One of the things I love about pop culture is the way it can take the intransigent or confusing realities of our human experience and give us a way through story and character of considering those realities from the outside. And as though custom made for the situation of our church, Netflix launched the new show “Russian Doll” two weeks ago with a familiar conceit: On the night of her 36th birthday, New Yorker Nadia Vulvokov (Natasha Lyonne) gets hit by a cab. But instead of dying she finds herself back at her birthday party, none the worse for the wear. And no matter what she does, the same things keep happening: She makes some error, she dies, she returns to the party.

Of course, film and television love a good recursive loop. Bill Murray repeating the same day over and over in “Groundhog Day.” Guy Pearce having to relearn everything about himself each day in “Memento.” The humans in the afterlife on NBC’s “The Good Place” having their existence together rebooted again and again. It is life understood in the terms of a video game, really: You play, you die, you respawn.

One of the things I love about pop culture is the way it can take the intransigent or confusing realities and give us a way of considering those realities from the outside.
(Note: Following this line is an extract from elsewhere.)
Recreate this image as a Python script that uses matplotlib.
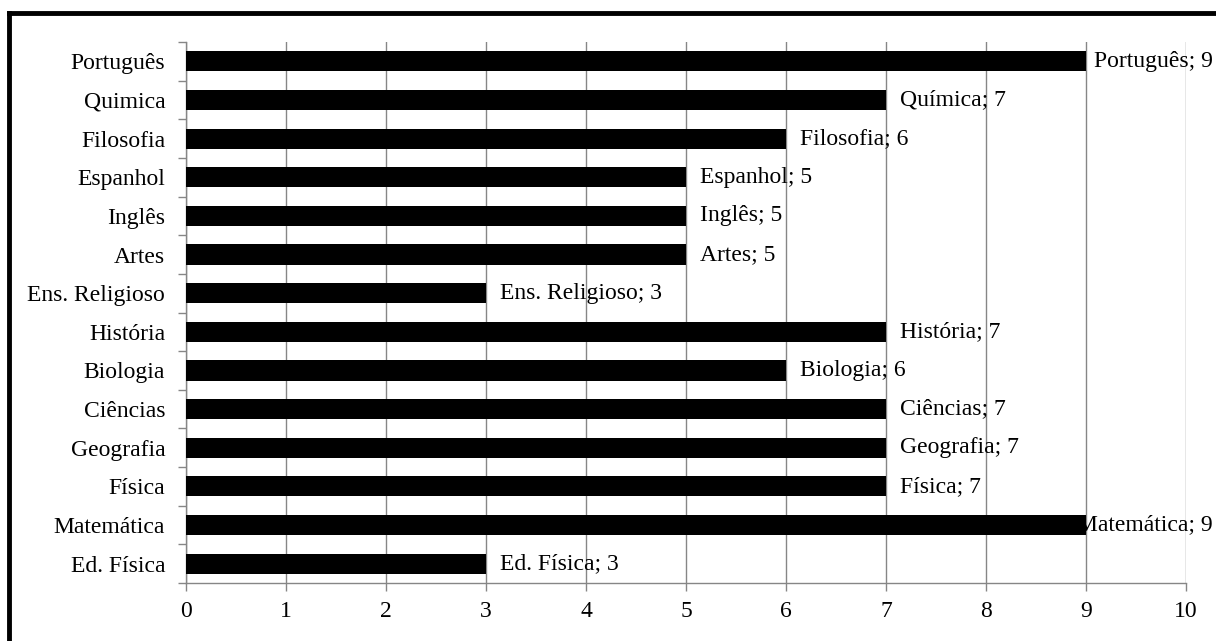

But there is a fairy tale element to most of those stories, as well. Each new day gives Bill Murray new information about himself and others and new skills; his life may be repeating, but it is also moving forward. The situation in NBC’s “The Good Place” is harsher; each reboot of the four dead humans is a hard reset, with no information or wisdom retained. And yet no matter what new twist is thrown at our heroes, friendship and generosity always find a way to bloom from within their (initially selfish) hearts. Truly it is a far more radical hopefulness that “Place” espouses, a hope where there is no obvious hope. But over the course of several seasons, that optimism also has become dogmatic. Yes, there are still resets; but the characters always end up back together, happy.

What makes “Russian Doll” both special and especially relevant is the extent to which Nadia’s time-travel-obstacle-course quest for freedom in the present is married to the much more difficult and realistic pursuit of psychological freedom from her past. It is no coincidence that Nadia keeps returning to her 36th birthday party, as that is the moment she surpassed the age at which her mentally ill mother died. The crucible of her childhood years formed Nadia’s way of thinking about the world, gave her the sense that life is random and meaningless and eventually we will be abandoned by everything, even our pets, and die violently and alone.
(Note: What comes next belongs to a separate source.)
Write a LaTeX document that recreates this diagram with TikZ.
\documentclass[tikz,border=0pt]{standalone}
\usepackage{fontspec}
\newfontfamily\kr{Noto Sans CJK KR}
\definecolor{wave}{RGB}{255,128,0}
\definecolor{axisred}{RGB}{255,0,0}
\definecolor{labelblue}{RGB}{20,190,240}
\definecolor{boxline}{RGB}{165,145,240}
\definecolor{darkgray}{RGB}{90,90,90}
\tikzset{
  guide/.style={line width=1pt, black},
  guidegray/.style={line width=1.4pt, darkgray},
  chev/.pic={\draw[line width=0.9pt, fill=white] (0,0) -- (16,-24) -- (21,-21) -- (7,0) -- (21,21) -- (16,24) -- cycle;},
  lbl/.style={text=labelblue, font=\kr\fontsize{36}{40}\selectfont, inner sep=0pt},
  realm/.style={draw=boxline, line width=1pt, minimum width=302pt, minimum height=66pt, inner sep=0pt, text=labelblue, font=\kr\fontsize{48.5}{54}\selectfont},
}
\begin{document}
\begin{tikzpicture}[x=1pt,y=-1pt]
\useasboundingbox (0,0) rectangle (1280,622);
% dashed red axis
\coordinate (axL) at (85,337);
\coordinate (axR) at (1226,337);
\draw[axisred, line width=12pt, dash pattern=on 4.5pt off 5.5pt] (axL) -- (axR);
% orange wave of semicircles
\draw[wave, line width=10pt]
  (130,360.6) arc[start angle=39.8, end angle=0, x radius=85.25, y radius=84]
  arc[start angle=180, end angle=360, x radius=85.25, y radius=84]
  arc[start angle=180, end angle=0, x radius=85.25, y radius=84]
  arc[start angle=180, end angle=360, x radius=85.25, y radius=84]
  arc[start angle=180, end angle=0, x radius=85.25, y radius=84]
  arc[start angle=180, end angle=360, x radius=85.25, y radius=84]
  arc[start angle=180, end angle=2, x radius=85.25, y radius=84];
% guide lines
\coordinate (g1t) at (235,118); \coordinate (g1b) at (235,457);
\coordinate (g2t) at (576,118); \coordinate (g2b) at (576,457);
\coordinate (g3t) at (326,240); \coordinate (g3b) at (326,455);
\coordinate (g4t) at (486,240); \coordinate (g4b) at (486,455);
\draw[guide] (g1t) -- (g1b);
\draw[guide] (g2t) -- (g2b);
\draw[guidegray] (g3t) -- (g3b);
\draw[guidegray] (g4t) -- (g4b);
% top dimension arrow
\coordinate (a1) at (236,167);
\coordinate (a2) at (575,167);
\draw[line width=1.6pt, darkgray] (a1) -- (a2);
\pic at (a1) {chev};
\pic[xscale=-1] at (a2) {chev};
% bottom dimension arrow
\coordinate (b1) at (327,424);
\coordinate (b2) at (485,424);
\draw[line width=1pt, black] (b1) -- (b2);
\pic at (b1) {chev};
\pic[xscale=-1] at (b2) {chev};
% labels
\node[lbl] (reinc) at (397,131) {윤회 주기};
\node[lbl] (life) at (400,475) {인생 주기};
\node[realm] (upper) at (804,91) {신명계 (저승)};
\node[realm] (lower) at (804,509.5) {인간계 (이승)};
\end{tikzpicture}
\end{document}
‘Russian Doll’ confronts the general impossibility of overcoming the beliefs and coping strategies woven into the fabric of our being.

Where “Groundhog Day” insists Bill Murray needs to just get over himself, “Russian Doll” confronts the general impossibility of overcoming these beliefs and coping strategies woven into the fabric of our being. You cannot simply “change.” Instead, the show suggests, the best you can do is to befriend that scared and angry child still within you, be the gentle, understanding parent that they never had. That act of self-understanding and compassion enables you to look up from yourself and see the world around you as it is, filled with others trapped just like you. The pilot title puts it perfectly: “Nothing in This World is Easy.” And we get through it only by helping each other.

I think I spent a week’s vacation in a courtroom looking for my own way out of the endless nightmare we seem to be trapped in. If I could see this awful reality of our church up close, not just read about it but stare into the eyes of the accused, hear the words of the witnesses for myself, somehow maybe I could be released from the cycle.

It doesn’t make sense, of course. It didn’t work either; the longer I was there, the deeper the fog seemed to roll in.

Still, I wonder if the insights of “Russian Doll” do not apply to our church. Self-preservation and clericalism, our institution’s millennia-old coping mechanisms, seem almost impossible to thwart directly. Many have tried. Perhaps the path to meaningful, lasting conversion is our leaders sitting with the truth of not just their mistakes but the deeper, desperate, human fears that lie beneath and eventually looking up to see in the people of God not subjects, obstacles or scapegoats but friendship and help.